Some of these media cost money, some take time and effort, so you need to put your budget for both of these in place beforehand. It’s no good planning an in-depth blogging and social media campaign if you are too busy to invest that time – unless you’re able to outsource this to someone who understands your business and your audience and can deliver content in your voice.
The Voice
This is important – your business has a voice. If it’s just you – it probably is a version of you, but the bigger the organisation gets the harder it gets to maintain a personal approach. Your organisation’s voice and style needs to be reflected in every piece of marketing that goes out.
When it IS just you that’s easier, because you almost certainly walk the talk. The challenge is when other people come on board – they need to understand what’s OK and what’s not. Even if they’re not your spokesperson, people meet new people all the time, socially and in business networking. They need to represent you as you want to be seen.
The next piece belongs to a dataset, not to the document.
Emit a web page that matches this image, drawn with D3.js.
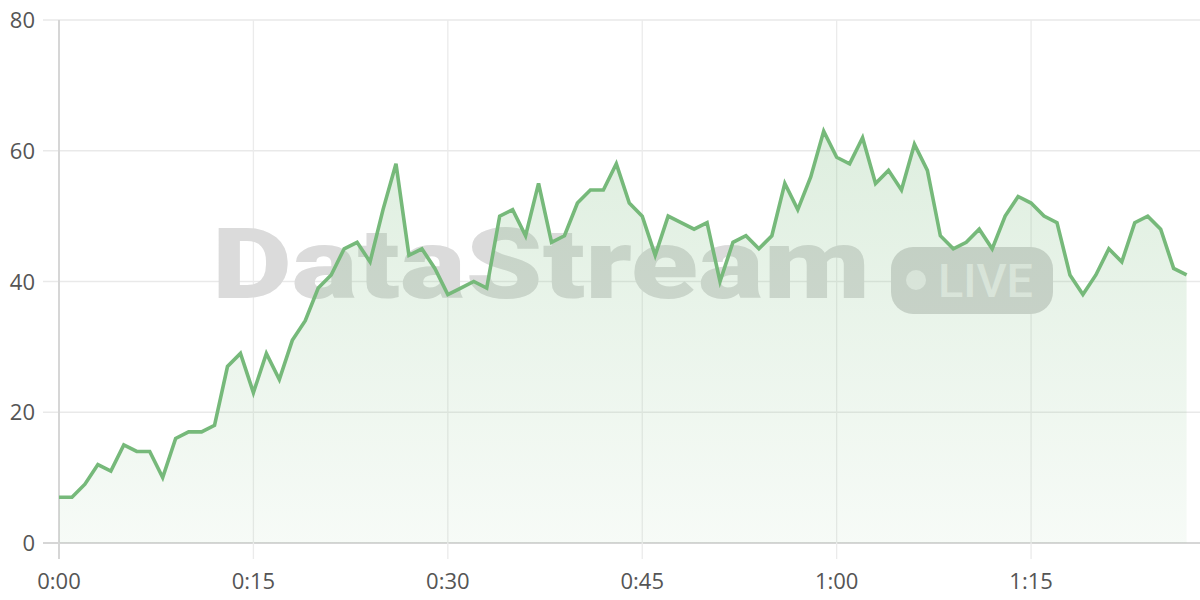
<!DOCTYPE html>
<html><head><meta charset="utf-8">
<script src="https://cdn.jsdelivr.net/npm/d3@7"></script>
<style>html,body{margin:0;padding:0;background:#fff;}svg{display:block;}</style>
</head><body>
<svg id="c" width="1200" height="600"></svg>
<script>
const minutes = d3.range(0, 88);
const values = [7,7,9,12,11,15,14,14,10,16,17,17,18,27,29,23,29,25,31,34,39,41,45,46,43,51,58,44,45,42,38,39,40,39,50,51,47,55,46,47,52,54,54,58,52,50,44,50,49,48,49,40,46,47,45,47,55,51,56,63,59,58,62,55,57,54,61,57,47,45,46,48,45,50,53,52,50,49,41,38,41,45,43,49,50,48,42,41];
const xTicks = [0,15,30,45,60,75];
const yTicks = [0,20,40,60,80];
const xTickLabels = ["0:00","0:15","0:30","0:45","1:00","1:15"];

const svg = d3.select("#c");
const x = d3.scaleLinear().domain([0,87]).range([59,1186.6]);
const y = d3.scaleLinear().domain([0,80]).range([543,20]);
const data = minutes.map((m,i)=>({m, v: values[i]}));
const font = "'Open Sans', 'Noto Sans', sans-serif";

const defs = svg.append("defs");
const g = defs.append("linearGradient").attr("id","fillg")
  .attr("gradientUnits","userSpaceOnUse").attr("x1",0).attr("x2",0).attr("y1",y(63)).attr("y2",y(0));
g.append("stop").attr("offset","0%").attr("stop-color","#76b97a").attr("stop-opacity",0.24);
g.append("stop").attr("offset","100%").attr("stop-color","#76b97a").attr("stop-opacity",0.06);

svg.append("g").selectAll("line").data(yTicks).join("line")
  .attr("x1",43).attr("x2",1200).attr("y1",d=>y(d)).attr("y2",d=>y(d))
  .attr("stroke", d=> d===0 ? "#d6d6d6" : "#e9e9e9").attr("stroke-width", d=> d===0?2:1.3);
svg.append("g").selectAll("line").data(xTicks).join("line")
  .attr("x1",d=>x(d)).attr("x2",d=>x(d)).attr("y1",20).attr("y2",559)
  .attr("stroke", d=> d===0 ? "#d6d6d6" : "#ebebeb").attr("stroke-width", d=> d===0?2:1.3);

const wm = svg.append("g");
wm.append("text").attr("x",212).attr("y",298).attr("font-family","Roboto, 'Open Sans', sans-serif")
  .attr("font-weight",900).attr("font-size",98).attr("fill","#dbdbdb")
  .attr("textLength",658).attr("lengthAdjust","spacingAndGlyphs").text("DataStream");
wm.append("rect").attr("x",891).attr("y",247).attr("width",162).attr("height",67).attr("rx",22)
  .attr("fill","#d6d6d6");
wm.append("circle").attr("cx",916).attr("cy",280).attr("r",10).attr("fill","#ededed");
wm.append("text").attr("x",938).attr("y",297).attr("font-family","Roboto, 'Open Sans', sans-serif")
  .attr("font-weight",500).attr("font-size",46).attr("fill","#ededed")
  .attr("textLength",95).attr("lengthAdjust","spacingAndGlyphs").text("LIVE");

svg.append("path").datum(data)
  .attr("d", d3.area().x(d=>x(d.m)).y0(y(0)).y1(d=>y(d.v)))
  .attr("fill","url(#fillg)");
svg.append("path").datum(data)
  .attr("d", d3.line().x(d=>x(d.m)).y(d=>y(d.v)))
  .attr("fill","none").attr("stroke","#76b97a").attr("stroke-width",3.6).attr("stroke-linejoin","miter");

svg.append("g").selectAll("text").data(yTicks).join("text")
  .attr("x",35).attr("y",d=>y(d)+8).attr("text-anchor","end")
  .attr("font-family",font).attr("font-size",22).attr("fill","#555").text(d=>d);
svg.append("g").selectAll("text").data(xTicks).join("text")
  .attr("x",d=>x(d)).attr("y",589).attr("text-anchor","middle")
  .attr("font-family",font).attr("font-size",22).attr("fill","#555").text((d,i)=>xTickLabels[i]);
</script>
</body></html>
If someone says to them “Where do you work?” what do you want them to say about your organisation? Can you be sure they won’t say something negative? We’ve all heard people talking about their bosses in less than favourable terms.
The Style
There’s an argument that what works on Facebook or Twitter won’t cut it in an industry journal, which is a more formal environment. However, I believe that you shouldn’t be someone you aren’t in any environment.
Using business language, whether informal or more formal is still important. There’s nothing worse than a business that publishes text speak, bad language, poor English (or any other language) or less than respectful content.
If you’re in a fun and funky business that doesn’t mean your marketing should sound like a rapper or use bad English and lots of slang. If you’re a serious organisation it doesn’t mean that you have to come over as a faceless corporate.
The Message
Consistency is the key. Even when you’re promoting different aspects of your business, you need to stay focused on your core message. In reality all your material should look as though it belongs together.
Be clear, be concise and be to the point.
If you get all this right your marketing will work well to raise your profile and reach the people who want what you’re offering.